The NCAA has never established rules for the coverage in its new policy, which was introduced four years ago, leaving it up to each individual college. That led to a wide disparity even within a state university system.

The NCAA pays 100 percent of the insurance premium for its Catastrophic Injury Insurance Program, but the plan does not kick in any money until a $90,000 deductible is met.

NCAA schools must certify that their student-athletes have insurance to cover the layer below the deductible. Some institutions pay for those policies, while others require student-athletes to be covered under their parents’ plan.

“We want to make sure schools making all this money don’t leave players with medical bills,” Huma said. “The NCAA tries to convince us that we have little, if anything, to complain about because we are getting a ‘free ride’ through college. This is not true. Our scholarships are not free -- we work for them.”

New laws passed in California and Connecticut require schools to disclose to all recruits the policies concerning the standards for scholarship renewals, sports-related medical expenses, and out-of-pocket expenses that students on athletic scholarships are expected to pay. Schools must post these details on the Internet and make that link available to recruits.

Huma went through his own personal turmoil with the NCAA that started with his UCLA teammate, Donnie Edwards, a 12-year NFL veteran and two-time All-Pro who retired in 2008.

Edwards was a senior linebacker at UCLA when he went on a local radio show and talked about how tough it was to make it on an athletic scholarship. He said he didn’t have any food in his refrigerator and that his scholarship check didn’t come for another week.

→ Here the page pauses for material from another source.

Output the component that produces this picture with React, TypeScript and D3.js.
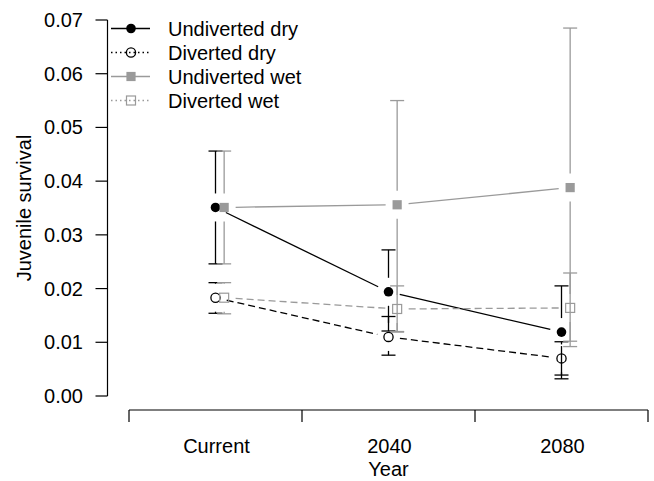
import * as d3 from 'd3'

// Values
const categories = ['Current', '2040', '2080']
const yTicks = [0, 0.01, 0.02, 0.03, 0.04, 0.05, 0.06, 0.07]

const undivDry = [0.0351, 0.0194, 0.0119]
const undivDryLo = [0.0246, 0.0121, 0.0032]
const undivDryHi = [0.0456, 0.0272, 0.0205]

const divDry = [0.0183, 0.011, 0.007]
const divDryLo = [0.0154, 0.0076, 0.0039]
const divDryHi = [0.0211, 0.0148, 0.0101]

const undivWet = [0.0351, 0.0356, 0.0388]
const undivWetLo = [0.0246, 0.012, 0.0092]
const undivWetHi = [0.0456, 0.055, 0.0685]

const divWet = [0.0183, 0.0162, 0.0164]
const divWetLo = [0.0153, 0.0119, 0.0102]
const divWetHi = [0.0211, 0.0205, 0.0229]

const W = 654
const H = 481
const GREY = '#9a9a9a'
const FONT = 'Liberation Sans, Arial, Helvetica, sans-serif'
const FS = 20

const x = d3.scaleLinear().domain([0.5, 3.5]).range([129, 648])
const y = d3.scaleLinear().domain([0, 0.07]).range([396, 20])

const LINE_GAP = 11.5 // type="b" gap around points
const BAR_GAP = 14 // error bars stop short of the point
const CAP = 7

type Series = {
  name: string
  mean: number[]
  lo: number[]
  hi: number[]
  color: string
  dash: string | null
  legendDash: string | null
  shape: 'dot' | 'circle' | 'square' | 'openSquare'
  offset: number
}

const series: Series[] = [
  { name: 'Undiverted dry', mean: undivDry, lo: undivDryLo, hi: undivDryHi, color: '#000', dash: null, legendDash: null, shape: 'dot', offset: 0 },
  { name: 'Diverted dry', mean: divDry, lo: divDryLo, hi: divDryHi, color: '#000', dash: '7,4', legendDash: '1.5,3', shape: 'circle', offset: 0 },
  { name: 'Undiverted wet', mean: undivWet, lo: undivWetLo, hi: undivWetHi, color: GREY, dash: null, legendDash: null, shape: 'square', offset: 0.05 },
  { name: 'Diverted wet', mean: divWet, lo: divWetLo, hi: divWetHi, color: GREY, dash: '7,4', legendDash: '1.5,3', shape: 'openSquare', offset: 0.05 },
]

function Marker({ cx, cy, shape, color }: { cx: number; cy: number; shape: Series['shape']; color: string }) {
  if (shape === 'dot') return <circle cx={cx} cy={cy} r={4.8} fill={color} />
  if (shape === 'circle') return <circle cx={cx} cy={cy} r={4.6} fill="none" stroke={color} strokeWidth={1.3} />
  if (shape === 'square') return <rect x={cx - 4.6} y={cy - 4.6} width={9.2} height={9.2} fill={color} />
  return <rect x={cx - 4.5} y={cy - 4.5} width={9} height={9} fill="none" stroke={color} strokeWidth={1.2} />
}

function ErrorBar({ cx, cy, lo, hi, color }: { cx: number; cy: number; lo: number; hi: number; color: string }) {
  const yHi = y(hi)
  const yLo = y(lo)
  return (
    <g stroke={color} strokeWidth={1.3}>
      {yHi < cy - BAR_GAP && <line x1={cx} x2={cx} y1={yHi} y2={cy - BAR_GAP} />}
      {yLo > cy + BAR_GAP && <line x1={cx} x2={cx} y1={cy + BAR_GAP} y2={yLo} />}
      <line x1={cx - CAP} x2={cx + CAP} y1={yHi} y2={yHi} />
      <line x1={cx - CAP} x2={cx + CAP} y1={yLo} y2={yLo} />
    </g>
  )
}

function Connectors({ s }: { s: Series }) {
  const pts = s.mean.map((v, i) => [x(i + 1 + s.offset), y(v)] as [number, number])
  return (
    <g stroke={s.color} strokeWidth={1.3} strokeDasharray={s.dash ?? undefined}>
      {d3.pairs(pts).map(([a, b], i) => {
        const dx = b[0] - a[0]
        const dy = b[1] - a[1]
        const len = Math.hypot(dx, dy)
        const ux = dx / len
        const uy = dy / len
        return (
          <line
            key={i}
            x1={a[0] + ux * LINE_GAP}
            y1={a[1] + uy * LINE_GAP}
            x2={b[0] - ux * LINE_GAP}
            y2={b[1] - uy * LINE_GAP}
          />
        )
      })}
    </g>
  )
}

export default function App() {
  const xTicks = d3.range(0.5, 3.6, 1)
  return (
    <svg
      width={W}
      height={H}
      style={{ position: 'absolute', left: 0, top: 0, background: '#fff' }}
      fontFamily={FONT}
    >
      <rect width={W} height={H} fill="#fff" />

      {/* y axis */}
      <line x1={107.5} x2={107.5} y1={y(0)} y2={y(0.07)} stroke="#000" strokeWidth={1.2} />
      {yTicks.map((t) => (
        <g key={t}>
          <line x1={95.5} x2={107.5} y1={y(t)} y2={y(t)} stroke="#000" strokeWidth={1.2} />
          <text x={83} y={y(t) + 7} textAnchor="end" fontSize={FS}>
            {t.toFixed(2)}
          </text>
        </g>
      ))}
      <text transform={`translate(31,${(y(0) + y(0.07)) / 2}) rotate(-90)`} textAnchor="middle" fontSize={FS}>
        Juvenile survival
      </text>

      {/* x axis */}
      <line x1={x(0.5)} x2={x(3.5)} y1={410} y2={410} stroke="#000" strokeWidth={1.2} />
      {xTicks.map((t) => (
        <line key={t} x1={x(t)} x2={x(t)} y1={410} y2={422} stroke="#000" strokeWidth={1.2} />
      ))}
      {categories.map((c, i) => (
        <text key={c} x={x(i + 1) + 1} y={453} textAnchor="middle" fontSize={FS}>
          {c}
        </text>
      ))}
      <text x={x(2)} y={476} textAnchor="middle" fontSize={FS}>
        Year
      </text>

      {/* error bars */}
      {series.map((s) =>
        s.mean.map((v, i) => (
          <ErrorBar key={s.name + i} cx={x(i + 1 + s.offset)} cy={y(v)} lo={s.lo[i]} hi={s.hi[i]} color={s.color} />
        ))
      )}

      {/* lines */}
      {series.map((s) => (
        <Connectors key={s.name} s={s} />
      ))}

      {/* points */}
      {series.map((s) =>
        s.mean.map((v, i) => (
          <Marker key={s.name + i} cx={x(i + 1 + s.offset)} cy={y(v)} shape={s.shape} color={s.color} />
        ))
      )}

      {/* legend */}
      {series.map((s, i) => {
        const ly = 28.5 + i * 24
        return (
          <g key={s.name}>
            <line
              x1={111}
              x2={150}
              y1={ly}
              y2={ly}
              stroke={s.color}
              strokeWidth={1.3}
              strokeDasharray={s.legendDash ?? undefined}
            />
            <Marker cx={131} cy={ly} shape={s.shape} color={s.color} />
            <text x={168} y={ly + 7} fontSize={FS}>
              {s.name}
            </text>
          </g>
        )
      })}
    </svg>
  )
}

Huma said when he got home that day, Edwards found groceries sitting on his door step, took them in and ate some food. Somehow the NCAA found out and suspended him.

Huma, the freshman backup to Edwards at the time, had already lost 15 pounds because he didn’t have enough food to eat and was down to two meals a day.

With an empty stomach, but fed up with what he perceived as an exploitation of college football players, Huma decided to fight back and began organizing players.

“Everybody could relate to how tough it was to get by and we just didn’t have a voice,” Huma said. “We asked how can we generate all this money and we are sitting here struggling to get by.”

When he was being recruited, Huma said, he was promised by every college football coach that if he were injured they would take care of all the expenses regardless of the situation.

“You go on recruiting trips and there is nothing but buffets everywhere. I felt as players we need a voice, and I started a student group,” he said.

He said players should be allowed to endorse products the same as Olympic athletes were permitted to do before they started allowing professionals to compete.

“You can have the open market or the black market. It (the NCAA) has chosen the black market,” he said. “They’ll put up with the scandals along the way. ... But at some point it becomes ridiculous. We’re teetering on that point right now.”